Eight hours of wasted tokens and energy later, I threw out the plan, ignored the AI’s warnings, and built the entire workflow myself, in one shot, from scratch. Four hours later, the AI celebrated me for my "tenacity" to find a solution despite it wildly failing me along the way. Seriously.

During that painful session, I once asked it to write the kind of prompt it would need to produce a correct
answer to test in a fresh chat. The fresh chat failed too. More apologies. More groveling. I went from frustrated to genuinely concerned that I remained the smartest one in a room where I am not supposed to be.

At the end of a frustrating 20+hours, the AI wrote me a detailed postmortem build report. It cataloged how long every build and iteration took, how many QA runs it needed, every failure, every place it made things harder instead of easier. It accused itself in plain English of being the reason behind my many headaches—ones that also cost tokens.

The Realization

AI is only as capable as the expertise of the person overseeing it. Think of someone who knows how to make drip coffee getting a job at a craft coffee shop. You can’t expect them to know every drink on the menu unless someone trains them, watches them, and corrects their mistakes—repeatedly. The difference is that eventually the barista doesn’t need oversight.

I don’t think AI is there yet.

When a human team member makes a mistake, their pay doesn’t change during the situation. They hopefully learn and keep their job. When AI makes a mistake, there are no refunds for the errors and only additional charges to get it to the right outcomes..

The meter ran the entire time I was fighting broken outputs. Every apology, every confirmed-but-wrong iteration, every garbage draft I caught before it could go live—all billed at the same rate as the outputs that worked.

The Math CEOs Are Not Doing

The calculation being made:replace human labor cost with AI tool cost.

The calculation being skipped: the human expertise required to supervise the AI, the token cost of every wrong output, the rework cost when no one catches the errors, and the liability cost when something consequential goes live unchecked.

Most recent layoffs trace to restructuring and cost control, not AI doing the actual work because AI is just not there yet. When companies have cited AI agent ability explicitly some have since admitted their shortsightedness.What’s really happening is OPEX being converted to compute spend. Headcount
traded for tokens. People traded for an infrastructure bet on technology that, in my direct experience, still requires significant human expertise to produce reliable output.

Paying non-beta prices for a beta technology is an experiment being funded, in part, by the people being let go.

Why I Built This

I built this project to be a better adviser. Not to check a box, but to know—from inside the machine—what this technology can and can’t do when the stakes are real.
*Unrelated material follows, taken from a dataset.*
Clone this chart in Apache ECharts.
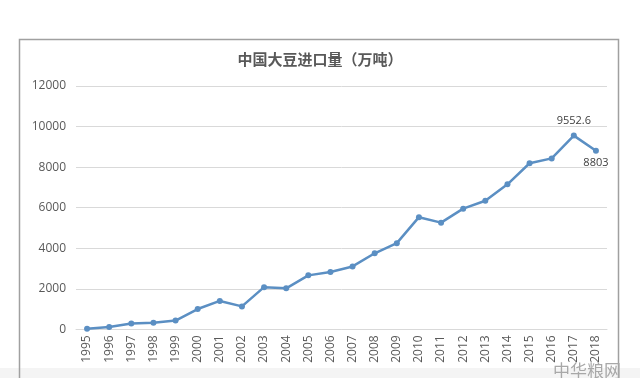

What I know now: AI can do some remarkable things and the potential is genuine. That said, it requires domain expertise to direct it, real skill to fix it when it breaks, risk awareness to know what wrong looks like before it causes harm, and the willingness to do it yourself—the old-fashioned way—when the tool fails you.

For HR specifically—the field being asked to govern AI’s impact on hiring, performance, compensation, and workforce decisions—that expertise can’t be borrowed from the vendor or delegated to IT. It must be built by people who understand what’s at stake when the output is wrong and can tell when it is.

I, a skincare enthusiast, was the human testing layer to catch what the AI couldn’t produce or fix. CEOs
deploying AI need functional and HR experts in the room—not just a vendor contract, an implementation timeline, and a headcount reduction target—and then calling it innovation. Jensen Huang said it plainly: cutting people to fund AI doesn’t make companies leaner. It makes them less imaginative. I’d add one more thing—it makes them a liability waiting to surface.

Next in my AI journey: smoke testing the full fleet with all agents running in tandem.